In the preparatory note for ‘On the Concept of History’, Benjamin criticizes historical recounting that depends on reciting the antics of glorious heroes of history in monumental and epic form, and is in no position to say anything about the ‘nameless’, those who are the toilers in history, as much as those who suffer the effects of others’ brutal historical agency. Benjamin’s own mode of ‘historical construction’ is devoted to the memory of the nameless. It is able to remember the repressed of history who were its victims and its unacknowledged makers. Benjamin constructs a re-visioning of the past, wherein the historian bears witness to an endless brutality committed against the ‘oppressed’. This, he understands, to have been Marx’s task in Das Kapital.
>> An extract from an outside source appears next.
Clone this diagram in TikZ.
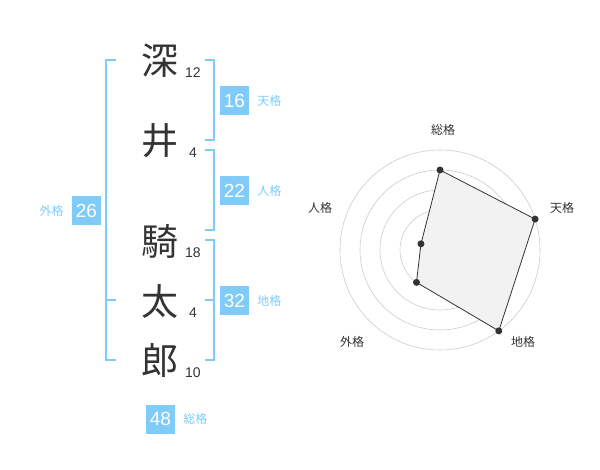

Benjamin reads the book as an anti-epic memorial, pulsating in the present, insisting on redress. Marx’s sketch of the lot of labour is presented as a counter-balance to the obfuscation of genuine historical experience. Marx memorializes the labour of the nameless, whose suffering and energy produced ‘wealth’ in all its forms, including in the vast accumulations of commodities.
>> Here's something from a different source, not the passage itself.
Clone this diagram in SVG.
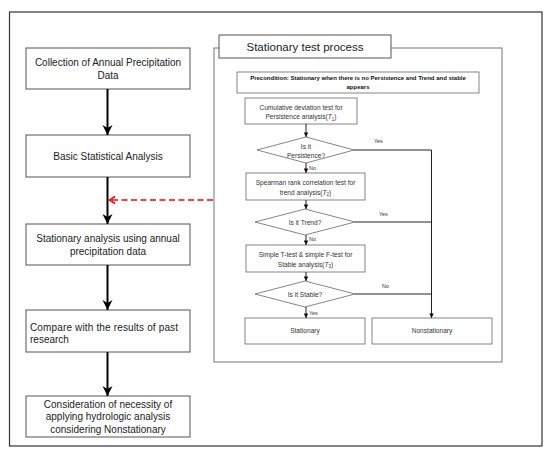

Karavan’s memorial to Benjamin acts as a memorial to those others, to those many, who were victims of the European facisms. Where Benjamin passed through one way into Spain towards America, others has fled the other way, escaping Franco for France. The movements are many. The movers are many. They have not stopped moving. To bring this into the Now – Walter Benjamin’s Now – we are surrounded by, yet kept far from, the many millions of nameless movers. And the arbitrariness of whether one is able to cross from one day to the next has not changed – or rather it bursts back into our present. Karavan’s memorial to Benjamin acts now, more than ever, as a memorial to those others who are still moving. It always struck me that its view down onto the swirling Mediterranean sea might confuse casual viewers who would think that it was there that Benjamin met his death, rather than in some grimy hotel room in the town. But today that body of Mediterranean water, not so far away, does consume the bodies of migrants and refugees – of people. And they are compelled to flee in their millions.